19. Models are also used to analyze data in economics experiments, and to test the robustness of experimental results across different circumstances and social contexts. Francesco Guala (2008) argues that certain experimental designs, such as the Ultimatum Game, function like standardized measuring instruments in that they allow experimenters to discover inter-cultural variations among subjects’ behaviors. By detecting discrepancies between the predictions of a self-interested rationality model and actual experimental results, investigators are able to elicit phenomena that suggest differences in norms of fairness across different cultures.
20. See also McClimans & Browne (2012) and Angner (2013). For additional challenges to measurement in the social sciences see Chang and Cartwright (2008: 372–5).
21. For the sake of standardization, a quantity concept may be any concept employed in quantitative representation, such as a kind of quantity (e.g., temperature), a relation among quantities (e.g., equality among temperature intervals), a measurement unit, or a measurement scale.

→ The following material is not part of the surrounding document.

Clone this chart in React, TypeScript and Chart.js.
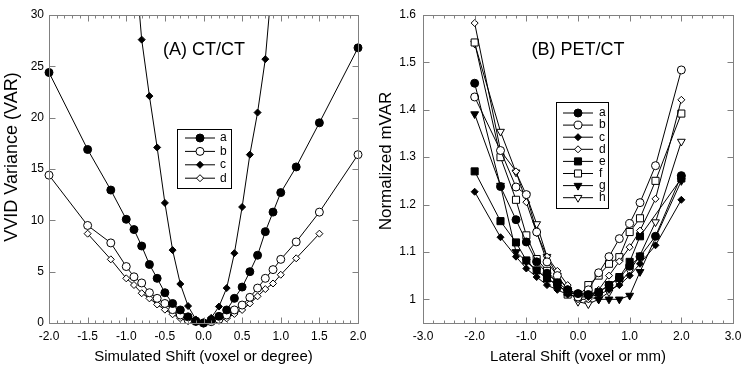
import React, { useEffect, useRef } from 'react';
import { Chart, registerables } from 'chart.js';
import { drawPoint } from 'chart.js/helpers';

Chart.register(...registerables);

const FONT = "'Liberation Sans', Arial, Helvetica, sans-serif";
const FRAME = '#808080';

// ---------- Panel A : CT/CT ----------
const A_X_TICKS = [-2, -1.5, -1, -0.5, 0, 0.5, 1, 1.5, 2];
const A_X_LABELS = ['-2.0', '-1.5', '-1.0', '-0.5', '0.0', '0.5', '1.0', '1.5', '2.0'];
const A_Y_TICKS = [0, 5, 10, 15, 20, 25, 30];
const A_Y_LABELS = ['0', '5', '10', '15', '20', '25', '30'];

const A_X_AB = [-2, -1.5, -1.2, -1, -0.9, -0.8, -0.7, -0.6, -0.5, -0.4, -0.3, -0.2, -0.1, 0, 0.1, 0.2, 0.3, 0.4, 0.5, 0.6, 0.7, 0.8, 0.9, 1, 1.2, 1.5, 2];
const A_A = [24.4, 16.9, 12.95, 10.1, 9.1, 7.5, 5.7, 4.35, 2.95, 1.9, 1.27, 0.6, 0.2, 0, 0.3, 0.65, 1.27, 2.4, 3.5, 5.0, 6.6, 8.9, 10.8, 12.7, 15.2, 19.5, 26.8];
const A_B = [14.4, 9.5, 7.8, 5.5, 4.5, 3.9, 2.95, 2.4, 1.9, 1.3, 0.78, 0.3, 0.15, 0, 0.13, 0.35, 0.78, 1.27, 1.75, 2.5, 3.4, 4.35, 5.2, 6.2, 7.9, 10.8, 16.4];
const A_X_C = [-0.9, -0.8, -0.7, -0.6, -0.5, -0.4, -0.3, -0.2, -0.1, 0, 0.1, 0.2, 0.3, 0.4, 0.5, 0.6, 0.7, 0.8, 0.9];
const A_C = [36.5, 27.6, 22.1, 17.1, 11.7, 7.1, 3.8, 1.65, 0.35, 0, 0.5, 1.6, 3.4, 6.8, 11.3, 16.4, 20.5, 25.7, 34.3];
const A_X_D = [-1.5, -1.2, -1, -0.9, -0.8, -0.7, -0.6, -0.5, -0.4, -0.3, -0.2, -0.1, 0, 0.1, 0.2, 0.3, 0.4, 0.5, 0.6, 0.7, 0.8, 0.9, 1, 1.2, 1.5];
const A_D = [8.7, 6.2, 4.35, 3.7, 2.9, 2.4, 1.8, 1.3, 0.85, 0.45, 0.2, 0.08, 0, 0.08, 0.22, 0.45, 0.88, 1.27, 1.9, 2.6, 3.3, 3.85, 4.7, 6.3, 8.7];

// ---------- Panel B : PET/CT ----------
const B_X_TICKS = [-3, -2, -1, 0, 1, 2, 3];
const B_X_LABELS = ['-3.0', '-2.0', '-1.0', '0.0', '1.0', '2.0', '3.0'];
const B_Y_TICKS = [1, 1.1, 1.2, 1.3, 1.4, 1.5, 1.6];
const B_Y_LABELS = ['1', '1.1', '1.2', '1.3', '1.4', '1.5', '1.6'];

const B_X = [-2, -1.5, -1.2, -1, -0.8, -0.6, -0.4, -0.2, 0, 0.2, 0.4, 0.6, 0.8, 1, 1.2, 1.5, 2];
const B_A = [1.456, 1.238, 1.168, 1.121, 1.079, 1.055, 1.035, 1.02, 1.012, 1.01, 1.015, 1.03, 1.045, 1.07, 1.09, 1.133, 1.261];
const B_B = [1.427, 1.314, 1.237, 1.221, 1.142, 1.079, 1.05, 1.02, 1.005, 1.02, 1.056, 1.09, 1.128, 1.16, 1.204, 1.282, 1.484];
const B_C = [1.227, 1.131, 1.09, 1.065, 1.047, 1.03, 1.02, 1.01, 1.005, 1.005, 1.01, 1.02, 1.03, 1.05, 1.075, 1.114, 1.21];
const B_D = [1.583, 1.314, 1.27, 1.205, 1.14, 1.09, 1.06, 1.03, 1.0, 1.0, 1.02, 1.05, 1.08, 1.11, 1.145, 1.212, 1.421];
const B_E = [1.27, 1.165, 1.12, 1.082, 1.061, 1.044, 1.03, 1.015, 1.01, 1.012, 1.015, 1.03, 1.047, 1.079, 1.133, null, 1.255];
const B_F = [1.542, 1.30, 1.21, 1.135, 1.085, 1.06, 1.035, 1.01, 1.005, 1.03, 1.05, 1.075, 1.089, 1.142, 1.171, 1.25, 1.392];
const B_G = [1.391, 1.24, 1.10, 1.08, 1.06, 1.045, 1.03, 1.015, 1.01, 1.005, 1.0, 1.0, 1.0, 1.008, 1.058, null, 1.25];
const B_H = [1.54, 1.354, 1.268, 1.22, 1.159, 1.09, 1.05, 1.02, 0.995, 0.99, 1.0, 1.015, 1.033, 1.06, 1.093, 1.163, 1.333];

type Series = {
  label: string;
  xs: number[];
  ys: (number | null)[];
  style: string;
  radius: number;
  filled: boolean;
  rotation?: number;
};

type PanelSpec = {
  xMin: number; xMax: number; yMin: number; yMax: number;
  xTicks: number[]; xLabels: string[]; yTicks: number[]; yLabels: string[];
  xMinorStep: number | null;
  xTitle: string; yTitle: string; panelTitle: string; titleX: number; titleY: number;
  yTitleX: number; yTitleY: number; yTitleSize: number;
  yAxisWidth: number; xAxisHeight: number; padRight: number; padTop: number;
  yTickPad: number; xTickPad: number; xTitlePad: number;
  series: Series[];
  legend: { box: [number, number, number, number]; y0: number; dy: number; x1: number; x2: number; xm: number; xt: number };
};

const SPEC_A: PanelSpec = {
  xMin: -2, xMax: 2, yMin: 0, yMax: 30,
  xTicks: A_X_TICKS, xLabels: A_X_LABELS, yTicks: A_Y_TICKS, yLabels: A_Y_LABELS,
  xMinorStep: 0.1,
  xTitle: 'Simulated Shift (voxel or degree)', yTitle: 'VVID Variance (VAR)',
  panelTitle: '(A) CT/CT', titleX: 204, titleY: 50,
  yTitleX: 12, yTitleY: 157, yTitleSize: 18,
  yAxisWidth: 49, xAxisHeight: 52, padRight: 17, padTop: 15,
  yTickPad: 5, xTickPad: 6, xTitlePad: 9,
  series: [
    { label: 'a', xs: A_X_AB, ys: A_A, style: 'circle', radius: 4, filled: true },
    { label: 'b', xs: A_X_AB, ys: A_B, style: 'circle', radius: 4, filled: false },
    { label: 'c', xs: A_X_C, ys: A_C, style: 'rectRot', radius: 3.5, filled: true },
    { label: 'd', xs: A_X_D, ys: A_D, style: 'rectRot', radius: 3.5, filled: false },
  ],
  legend: { box: [177, 129, 231, 188], y0: 138, dy: 13.4, x1: 185, x2: 215, xm: 200, xt: 220 },
};

const SPEC_B: PanelSpec = {
  xMin: -3, xMax: 3, yMin: 0.95, yMax: 1.6,
  xTicks: B_X_TICKS, xLabels: B_X_LABELS, yTicks: B_Y_TICKS, yLabels: B_Y_LABELS,
  xMinorStep: 0.2,
  xTitle: 'Lateral Shift (voxel or mm)', yTitle: 'Normalized mVAR',
  panelTitle: '(B) PET/CT', titleX: 203, titleY: 50,
  yTitleX: 11, yTitleY: 161, yTitleSize: 17,
  yAxisWidth: 48, xAxisHeight: 52, padRight: 17, padTop: 15,
  yTickPad: 7, xTickPad: 6, xTitlePad: 9,
  series: [
    { label: 'a', xs: B_X, ys: B_A, style: 'circle', radius: 4, filled: true },
    { label: 'b', xs: B_X, ys: B_B, style: 'circle', radius: 4, filled: false },
    { label: 'c', xs: B_X, ys: B_C, style: 'rectRot', radius: 3.5, filled: true },
    { label: 'd', xs: B_X, ys: B_D, style: 'rectRot', radius: 3.5, filled: false },
    { label: 'e', xs: B_X, ys: B_E, style: 'rect', radius: 5, filled: true },
    { label: 'f', xs: B_X, ys: B_F, style: 'rect', radius: 5, filled: false },
    { label: 'g', xs: B_X, ys: B_G, style: 'triangle', radius: 4.5, filled: true, rotation: 180 },
    { label: 'h', xs: B_X, ys: B_H, style: 'triangle', radius: 4.5, filled: false, rotation: 180 },
  ],
  legend: { box: [181, 102, 233, 208], y0: 113, dy: 12.1, x1: 188, x2: 218, xm: 203, xt: 224 },
};

function decorPlugin(spec: PanelSpec) {
  return {
    id: 'decor',
    afterDraw(chart: any) {
      const { ctx, chartArea } = chart;
      const xs = chart.scales.x;
      const ys = chart.scales.y;
      const L = Math.round(chartArea.left) + 0.5;
      const R = Math.round(chartArea.right) + 0.5;
      const T = Math.round(chartArea.top) + 0.5;
      const B = Math.round(chartArea.bottom) + 0.5;
      ctx.save();
      ctx.strokeStyle = FRAME;
      ctx.lineWidth = 1;
      ctx.strokeRect(L, T, R - L, B - T);
      ctx.beginPath();
      const MAJ = 6;
      const MIN = 3;
      for (const v of spec.xTicks) {
        const p = Math.round(xs.getPixelForValue(v)) + 0.5;
        ctx.moveTo(p, B); ctx.lineTo(p, B - MAJ);
        ctx.moveTo(p, T); ctx.lineTo(p, T + MAJ);
      }
      if (spec.xMinorStep) {
        const n = Math.round((spec.xMax - spec.xMin) / spec.xMinorStep);
        for (let i = 1; i < n; i++) {
          const v = spec.xMin + i * spec.xMinorStep;
          const p = Math.round(xs.getPixelForValue(v)) + 0.5;
          ctx.moveTo(p, B); ctx.lineTo(p, B - MIN);
          ctx.moveTo(p, T); ctx.lineTo(p, T + MIN);
        }
      }
      for (const v of spec.yTicks) {
        const p = Math.round(ys.getPixelForValue(v)) + 0.5;
        ctx.moveTo(L, p); ctx.lineTo(L + MAJ, p);
        ctx.moveTo(R, p); ctx.lineTo(R - MAJ, p);
      }
      ctx.stroke();

      // y-axis title
      ctx.fillStyle = '#000';
      ctx.font = `${spec.yTitleSize}px ${FONT}`;
      ctx.textAlign = 'center';
      ctx.textBaseline = 'middle';
      ctx.save();
      ctx.translate(spec.yTitleX, spec.yTitleY);
      ctx.rotate(-Math.PI / 2);
      ctx.fillText(spec.yTitle, 0, 0);
      ctx.restore();

      // panel title
      ctx.font = `18px ${FONT}`;
      ctx.fillText(spec.panelTitle, spec.titleX, spec.titleY);

      // legend
      const lg = spec.legend;
      const [bl, bt, br, bb] = lg.box;
      ctx.fillStyle = '#fff';
      ctx.fillRect(bl, bt, br - bl, bb - bt);
      ctx.strokeStyle = '#000';
      ctx.lineWidth = 1;
      ctx.strokeRect(bl + 0.5, bt + 0.5, br - bl, bb - bt);
      ctx.font = `12px ${FONT}`;
      ctx.textAlign = 'left';
      ctx.textBaseline = 'middle';
      spec.series.forEach((s, i) => {
        const y = lg.y0 + i * lg.dy;
        ctx.strokeStyle = '#000';
        ctx.lineWidth = 1;
        ctx.beginPath();
        ctx.moveTo(lg.x1, y);
        ctx.lineTo(lg.x2, y);
        ctx.stroke();
        ctx.fillStyle = s.filled ? '#000' : '#fff';
        ctx.strokeStyle = '#000';
        drawPoint(ctx, { pointStyle: s.style, rotation: s.rotation || 0, radius: s.radius, borderWidth: 1 } as any, lg.xm, y);
        ctx.fillStyle = '#000';
        ctx.fillText(s.label, lg.xt, y);
      });
      ctx.restore();
    },
  };
}

function buildConfig(spec: PanelSpec): any {
  const datasets = spec.series.map((s) => ({
    label: s.label,
    data: s.xs.map((x, i) => ({ x, y: s.ys[i] })).filter((p) => p.y !== null),
    showLine: true,
    borderColor: '#000',
    borderWidth: 1,
    pointStyle: s.style,
    pointRadius: s.radius,
    pointHoverRadius: s.radius,
    pointRotation: s.rotation || 0,
    pointBackgroundColor: s.filled ? '#000' : '#fff',
    pointBorderColor: '#000',
    pointBorderWidth: 1,
    tension: 0,
    clip: { left: 10, right: 10, top: 0, bottom: 10 },
  }));
  const tickFont = { family: FONT, size: 12 };
  return {
    type: 'scatter',
    data: { datasets },
    options: {
      responsive: false,
      animation: false,
      events: [],
      layout: { padding: { left: 0, top: spec.padTop, right: spec.padRight, bottom: 0 } },
      plugins: { legend: { display: false }, tooltip: { enabled: false } },
      scales: {
        x: {
          type: 'linear',
          min: spec.xMin,
          max: spec.xMax,
          afterBuildTicks: (axis: any) => { axis.ticks = spec.xTicks.map((v) => ({ value: v })); },
          afterFit: (axis: any) => { axis.height = spec.xAxisHeight; },
          ticks: {
            callback: (_v: any, i: number) => spec.xLabels[i],
            color: '#000', font: tickFont, padding: spec.xTickPad,
            maxRotation: 0, minRotation: 0, autoSkip: false,
          },
          grid: { display: false, drawTicks: false },
          border: { display: false },
          title: {
            display: true, text: spec.xTitle, color: '#000',
            font: { family: FONT, size: 15 }, padding: { top: 0, bottom: spec.xTitlePad },
          },
        },
        y: {
          type: 'linear',
          min: spec.yMin,
          max: spec.yMax,
          afterBuildTicks: (axis: any) => { axis.ticks = spec.yTicks.map((v) => ({ value: v })); },
          afterFit: (axis: any) => { axis.width = spec.yAxisWidth; },
          ticks: {
            callback: (_v: any, i: number) => spec.yLabels[i],
            color: '#000', font: tickFont, padding: spec.yTickPad, autoSkip: false,
          },
          grid: { display: false, drawTicks: false },
          border: { display: false },
          title: { display: false },
        },
      },
    },
    plugins: [decorPlugin(spec)],
  };
}

function Panel({ spec, left }: { spec: PanelSpec; left: number }) {
  const ref = useRef<HTMLCanvasElement>(null);
  useEffect(() => {
    if (!ref.current) return;
    const chart = new Chart(ref.current, buildConfig(spec));
    return () => chart.destroy();
  }, [spec]);
  return (
    <canvas
      ref={ref}
      width={375}
      height={375}
      style={{ position: 'absolute', left, top: 0, width: 375, height: 375 }}
    />
  );
}

export default function App() {
  return (
    <div style={{ position: 'absolute', left: 0, top: 0, width: 750, height: 375, background: '#fff' }}>
      <Panel spec={SPEC_A} left={0} />
      <Panel spec={SPEC_B} left={375} />
    </div>
  );
}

22. Note that standardization by itself does not imply any kind of operationalism or conventionalism. The prescription of a determinate mode of application for a concept is required for its consistent application, regardless of the question whether such prescription determines the meaning of the concept or whether it involves nontrivial choices.
23. Shapere (1982) describes the counting of solar neutrinos as an observation of the center of the sun, because indications from neutrino receptors can be reliably used to infer properties of the sun’s core. This broad construal of the concept of observation is motivated by an analogy between sensory organs and measuring instruments. However, even this broad construal of “observation” assumes a causal connection between the particular objects being observed and the indications being produced, a connection that is not present in the cases Morrison and Parker describe. See Israel-Jost (2011) for a related discussion.